____ Dataset excerpt
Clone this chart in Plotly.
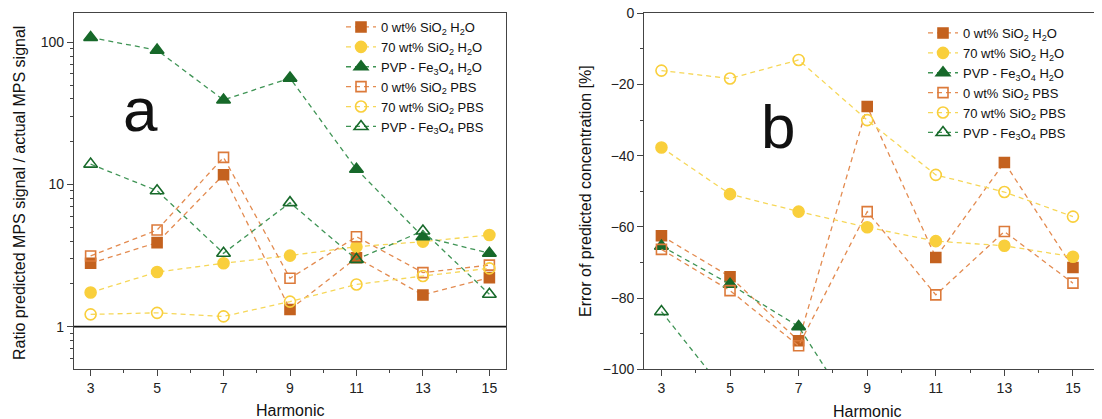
import plotly.graph_objects as go

harmonics = [3, 5, 7, 9, 11, 13, 15]

series_names = [
    "0 wt% SiO<sub>2</sub> H<sub>2</sub>O",
    "70 wt% SiO<sub>2</sub> H<sub>2</sub>O",
    "PVP - Fe<sub>3</sub>O<sub>4</sub> H<sub>2</sub>O",
    "0 wt% SiO<sub>2</sub> PBS",
    "70 wt% SiO<sub>2</sub> PBS",
    "PVP - Fe<sub>3</sub>O<sub>4</sub> PBS",
]

# Panel a: ratio predicted / actual MPS signal (log scale)
ratio_sio0_h2o = [2.79, 3.90, 11.7, 1.32, 3.05, 1.67, 2.21]
ratio_sio70_h2o = [1.74, 2.42, 2.79, 3.16, 3.65, 3.96, 4.41]
ratio_pvp_h2o = [108, 88, 39.3, 56, 12.8, 4.29, 3.28]
ratio_sio0_pbs = [3.14, 4.78, 15.5, 2.19, 4.29, 2.40, 2.71]
ratio_sio70_pbs = [1.22, 1.25, 1.18, 1.50, 1.98, 2.27, 2.57]
ratio_pvp_pbs = [13.9, 9.04, 3.28, 7.45, 2.97, 4.71, 1.69]

# Panel b: error of predicted concentration [%]
err_sio0_h2o = [-62.5, -74.0, -92.0, -26.2, -68.6, -41.9, -71.4]
err_sio70_h2o = [-37.7, -50.8, -55.7, -60.1, -64.0, -65.3, -68.4]
err_pvp_h2o = [-65.4, -76.1, -88.0, -118, -135, -150, -140]
err_sio0_pbs = [-66.3, -77.9, -93.4, -55.7, -79.1, -61.3, -75.8]
err_sio70_pbs = [-16.1, -18.3, -13.1, -30.0, -45.4, -50.2, -57.1]
err_pvp_pbs = [-83.8, -108, -140, -120, -145, -130, -150]

ORANGE_M = "#c4621f"
ORANGE_O = "#dc7a3a"
ORANGE_L = "#e38b50"
YELLOW_M = "#f9cf3c"
YELLOW_L = "#f6d758"
GREEN_M = "#17692a"
GREEN_L = "#3f9455"

styles = [
    dict(symbol="square", mcolor=ORANGE_M, lcolor=ORANGE_L),
    dict(symbol="circle", mcolor=YELLOW_M, lcolor=YELLOW_L),
    dict(symbol="triangle-up", mcolor=GREEN_M, lcolor=GREEN_L),
    dict(symbol="square-open", mcolor=ORANGE_O, lcolor=ORANGE_L),
    dict(symbol="circle-open", mcolor=YELLOW_M, lcolor=YELLOW_L),
    dict(symbol="triangle-up-open", mcolor=GREEN_M, lcolor=GREEN_L),
]
sizes = [10, 11, 12, 10, 11, 12]

FONT = "Liberation Sans, Arial, sans-serif"

fig = go.Figure()

panel_a = [ratio_sio0_h2o, ratio_sio70_h2o, ratio_pvp_h2o,
           ratio_sio0_pbs, ratio_sio70_pbs, ratio_pvp_pbs]
panel_b = [err_sio0_h2o, err_sio70_h2o, err_pvp_h2o,
           err_sio0_pbs, err_sio70_pbs, err_pvp_pbs]

for i, (name, vals) in enumerate(zip(series_names, panel_a)):
    st = styles[i]
    fig.add_trace(go.Scatter(
        x=harmonics, y=vals, name=name, mode="lines+markers",
        xaxis="x", yaxis="y", legend="legend",
        line=dict(color=st["lcolor"], width=1.3, dash="5px,4px"),
        marker=dict(symbol=st["symbol"], color=st["mcolor"], size=sizes[i],
                    line=dict(width=1.6, color=st["mcolor"])),
    ))

for i, (name, vals) in enumerate(zip(series_names, panel_b)):
    st = styles[i]
    fig.add_trace(go.Scatter(
        x=harmonics, y=vals, name=name, mode="lines+markers",
        xaxis="x2", yaxis="y2", legend="legend2",
        line=dict(color=st["lcolor"], width=1.3, dash="5px,4px"),
        marker=dict(symbol=st["symbol"], color=st["mcolor"], size=sizes[i],
                    line=dict(width=1.6, color=st["mcolor"])),
    ))

W, H = 1102, 419
OX, OY = 8, 8  # page body offset of the figure in the browser

def px_x(p):
    return (p - OX) / W

def px_y(p):
    return 1 - (p - OY) / H

axis_common = dict(
    showline=True, linecolor="#444", linewidth=1.2, ticks="outside",
    ticklen=6, tickwidth=1.2, tickcolor="#444", showgrid=False, zeroline=False,
    automargin=False, ticklabeloverflow="allow",
    tickfont=dict(family=FONT, size=14, color="#222"),
)

x_ticks = [3, 5, 7, 9, 11, 13, 15]
x_minor = [4, 6, 8, 10, 12, 14]
y_log_ticks = [1, 10, 100]
y_log_minor = [0.6, 0.7, 0.8, 0.9, 2, 3, 4, 5, 6, 7, 8, 9,
               20, 30, 40, 50, 60, 70, 80, 90]
y_err_ticks = [0, -20, -40, -60, -80, -100]
y_err_minor = [-10, -30, -50, -70, -90]

def ann(text, x, y, xref="paper", size=16, angle=0):
    return dict(text=text, x=x, y=y, xref=xref, yref="paper",
                xanchor="center", yanchor="middle", textangle=angle,
                showarrow=False, font=dict(family=FONT, size=size, color="#111"))

legend_font = dict(family=FONT, size=13, color="#111")

fig.update_layout(
    width=W, height=H,
    margin=dict(l=0, r=0, t=0, b=0, autoexpand=False),
    paper_bgcolor="white", plot_bgcolor="white",
    font=dict(family=FONT, color="#111"),
    xaxis=dict(axis_common, domain=[px_x(74), px_x(506)], range=[2.5, 15.5],
               tickvals=x_ticks, mirror=True, anchor="y",
               minor=dict(tickvals=x_minor, ticks="outside", ticklen=3,
                          tickcolor="#444", tickwidth=1.2)),
    yaxis=dict(axis_common, domain=[px_y(369), px_y(13)], type="log",
               range=[-0.298, 2.206], tickvals=y_log_ticks,
               ticktext=["1", "10", "100"], mirror=True, anchor="x",
               minor=dict(tickvals=y_log_minor, ticks="outside", ticklen=3,
                          tickcolor="#444", tickwidth=1.2)),
    xaxis2=dict(axis_common, domain=[px_x(644.3), 1.0], range=[2.5, 16.08],
                tickvals=x_ticks, mirror=True, anchor="y2",
                minor=dict(tickvals=x_minor, ticks="outside", ticklen=3,
                           tickcolor="#444", tickwidth=1.2)),
    yaxis2=dict(axis_common, domain=[px_y(369.3), px_y(13.3)],
                range=[-100, 0], tickvals=y_err_ticks, anchor="x2",
                mirror=False,
                minor=dict(tickvals=y_err_minor, ticks="outside", ticklen=3,
                           tickcolor="#444", tickwidth=1.2)),
    legend=dict(x=px_x(341), y=px_y(12), xanchor="left", yanchor="top",
                bgcolor="rgba(0,0,0,0)", borderwidth=0,
                font=legend_font, itemwidth=30),
    legend2=dict(x=px_x(923), y=px_y(18), xanchor="left", yanchor="top",
                 bgcolor="rgba(0,0,0,0)", borderwidth=0,
                 font=legend_font, itemwidth=30),
    shapes=[dict(type="line", xref="x domain", yref="y", x0=0, x1=1,
                 y0=1, y1=1, line=dict(color="#111", width=1.6))],
    annotations=[
        ann("a", px_x(140), px_y(110), size=62),
        ann("b", px_x(778), px_y(126), size=62),
        ann("Harmonic", 9, px_y(410), xref="x"),
        ann("Harmonic", 9, px_y(411), xref="x2"),
        ann("Ratio predicted MPS signal / actual MPS signal",
            px_x(20), px_y(193), angle=-90),
        ann("Error of predicted concentration [%]",
            px_x(585), px_y(191), angle=-90),
    ],
)

fig.write_html("out.html")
________
## [Exercise]
Except for the pictures, reproduce every line exactly.

## [Answer to this problem]
Clone this chart in Plotly.
import plotly.graph_objects as go

harmonics = [3, 5, 7, 9, 11, 13, 15]

series_names = [
    "0 wt% SiO<sub>2</sub> H<sub>2</sub>O",
    "70 wt% SiO<sub>2</sub> H<sub>2</sub>O",
    "PVP - Fe<sub>3</sub>O<sub>4</sub> H<sub>2</sub>O",
    "0 wt% SiO<sub>2</sub> PBS",
    "70 wt% SiO<sub>2</sub> PBS",
    "PVP - Fe<sub>3</sub>O<sub>4</sub> PBS",
]

# Panel a: ratio predicted / actual MPS signal (log scale)
ratio_sio0_h2o = [2.79, 3.90, 11.7, 1.32, 3.05, 1.67, 2.21]
ratio_sio70_h2o = [1.74, 2.42, 2.79, 3.16, 3.65, 3.96, 4.41]
ratio_pvp_h2o = [108, 88, 39.3, 56, 12.8, 4.29, 3.28]
ratio_sio0_pbs = [3.14, 4.78, 15.5, 2.19, 4.29, 2.40, 2.71]
ratio_sio70_pbs = [1.22, 1.25, 1.18, 1.50, 1.98, 2.27, 2.57]
ratio_pvp_pbs = [13.9, 9.04, 3.28, 7.45, 2.97, 4.71, 1.69]

# Panel b: error of predicted concentration [%]
err_sio0_h2o = [-62.5, -74.0, -92.0, -26.2, -68.6, -41.9, -71.4]
err_sio70_h2o = [-37.7, -50.8, -55.7, -60.1, -64.0, -65.3, -68.4]
err_pvp_h2o = [-65.4, -76.1, -88.0, -118, -135, -150, -140]
err_sio0_pbs = [-66.3, -77.9, -93.4, -55.7, -79.1, -61.3, -75.8]
err_sio70_pbs = [-16.1, -18.3, -13.1, -30.0, -45.4, -50.2, -57.1]
err_pvp_pbs = [-83.8, -108, -140, -120, -145, -130, -150]

ORANGE_M = "#c4621f"
ORANGE_O = "#dc7a3a"
ORANGE_L = "#e38b50"
YELLOW_M = "#f9cf3c"
YELLOW_L = "#f6d758"
GREEN_M = "#17692a"
GREEN_L = "#3f9455"

styles = [
    dict(symbol="square", mcolor=ORANGE_M, lcolor=ORANGE_L),
    dict(symbol="circle", mcolor=YELLOW_M, lcolor=YELLOW_L),
    dict(symbol="triangle-up", mcolor=GREEN_M, lcolor=GREEN_L),
    dict(symbol="square-open", mcolor=ORANGE_O, lcolor=ORANGE_L),
    dict(symbol="circle-open", mcolor=YELLOW_M, lcolor=YELLOW_L),
    dict(symbol="triangle-up-open", mcolor=GREEN_M, lcolor=GREEN_L),
]
sizes = [10, 11, 12, 10, 11, 12]

FONT = "Liberation Sans, Arial, sans-serif"

fig = go.Figure()

panel_a = [ratio_sio0_h2o, ratio_sio70_h2o, ratio_pvp_h2o,
           ratio_sio0_pbs, ratio_sio70_pbs, ratio_pvp_pbs]
panel_b = [err_sio0_h2o, err_sio70_h2o, err_pvp_h2o,
           err_sio0_pbs, err_sio70_pbs, err_pvp_pbs]

for i, (name, vals) in enumerate(zip(series_names, panel_a)):
    st = styles[i]
    fig.add_trace(go.Scatter(
        x=harmonics, y=vals, name=name, mode="lines+markers",
        xaxis="x", yaxis="y", legend="legend",
        line=dict(color=st["lcolor"], width=1.3, dash="5px,4px"),
        marker=dict(symbol=st["symbol"], color=st["mcolor"], size=sizes[i],
                    line=dict(width=1.6, color=st["mcolor"])),
    ))

for i, (name, vals) in enumerate(zip(series_names, panel_b)):
    st = styles[i]
    fig.add_trace(go.Scatter(
        x=harmonics, y=vals, name=name, mode="lines+markers",
        xaxis="x2", yaxis="y2", legend="legend2",
        line=dict(color=st["lcolor"], width=1.3, dash="5px,4px"),
        marker=dict(symbol=st["symbol"], color=st["mcolor"], size=sizes[i],
                    line=dict(width=1.6, color=st["mcolor"])),
    ))

W, H = 1102, 419
OX, OY = 8, 8  # page body offset of the figure in the browser

def px_x(p):
    return (p - OX) / W

def px_y(p):
    return 1 - (p - OY) / H

axis_common = dict(
    showline=True, linecolor="#444", linewidth=1.2, ticks="outside",
    ticklen=6, tickwidth=1.2, tickcolor="#444", showgrid=False, zeroline=False,
    automargin=False, ticklabeloverflow="allow",
    tickfont=dict(family=FONT, size=14, color="#222"),
)

x_ticks = [3, 5, 7, 9, 11, 13, 15]
x_minor = [4, 6, 8, 10, 12, 14]
y_log_ticks = [1, 10, 100]
y_log_minor = [0.6, 0.7, 0.8, 0.9, 2, 3, 4, 5, 6, 7, 8, 9,
               20, 30, 40, 50, 60, 70, 80, 90]
y_err_ticks = [0, -20, -40, -60, -80, -100]
y_err_minor = [-10, -30, -50, -70, -90]

def ann(text, x, y, xref="paper", size=16, angle=0):
    return dict(text=text, x=x, y=y, xref=xref, yref="paper",
                xanchor="center", yanchor="middle", textangle=angle,
                showarrow=False, font=dict(family=FONT, size=size, color="#111"))

legend_font = dict(family=FONT, size=13, color="#111")

fig.update_layout(
    width=W, height=H,
    margin=dict(l=0, r=0, t=0, b=0, autoexpand=False),
    paper_bgcolor="white", plot_bgcolor="white",
    font=dict(family=FONT, color="#111"),
    xaxis=dict(axis_common, domain=[px_x(74), px_x(506)], range=[2.5, 15.5],
               tickvals=x_ticks, mirror=True, anchor="y",
               minor=dict(tickvals=x_minor, ticks="outside", ticklen=3,
                          tickcolor="#444", tickwidth=1.2)),
    yaxis=dict(axis_common, domain=[px_y(369), px_y(13)], type="log",
               range=[-0.298, 2.206], tickvals=y_log_ticks,
               ticktext=["1", "10", "100"], mirror=True, anchor="x",
               minor=dict(tickvals=y_log_minor, ticks="outside", ticklen=3,
                          tickcolor="#444", tickwidth=1.2)),
    xaxis2=dict(axis_common, domain=[px_x(644.3), 1.0], range=[2.5, 16.08],
                tickvals=x_ticks, mirror=True, anchor="y2",
                minor=dict(tickvals=x_minor, ticks="outside", ticklen=3,
                           tickcolor="#444", tickwidth=1.2)),
    yaxis2=dict(axis_common, domain=[px_y(369.3), px_y(13.3)],
                range=[-100, 0], tickvals=y_err_ticks, anchor="x2",
                mirror=False,
                minor=dict(tickvals=y_err_minor, ticks="outside", ticklen=3,
                           tickcolor="#444", tickwidth=1.2)),
    legend=dict(x=px_x(341), y=px_y(12), xanchor="left", yanchor="top",
                bgcolor="rgba(0,0,0,0)", borderwidth=0,
                font=legend_font, itemwidth=30),
    legend2=dict(x=px_x(923), y=px_y(18), xanchor="left", yanchor="top",
                 bgcolor="rgba(0,0,0,0)", borderwidth=0,
                 font=legend_font, itemwidth=30),
    shapes=[dict(type="line", xref="x domain", yref="y", x0=0, x1=1,
                 y0=1, y1=1, line=dict(color="#111", width=1.6))],
    annotations=[
        ann("a", px_x(140), px_y(110), size=62),
        ann("b", px_x(778), px_y(126), size=62),
        ann("Harmonic", 9, px_y(410), xref="x"),
        ann("Harmonic", 9, px_y(411), xref="x2"),
        ann("Ratio predicted MPS signal / actual MPS signal",
            px_x(20), px_y(193), angle=-90),
        ann("Error of predicted concentration [%]",
            px_x(585), px_y(191), angle=-90),
    ],
)

fig.write_html("out.html")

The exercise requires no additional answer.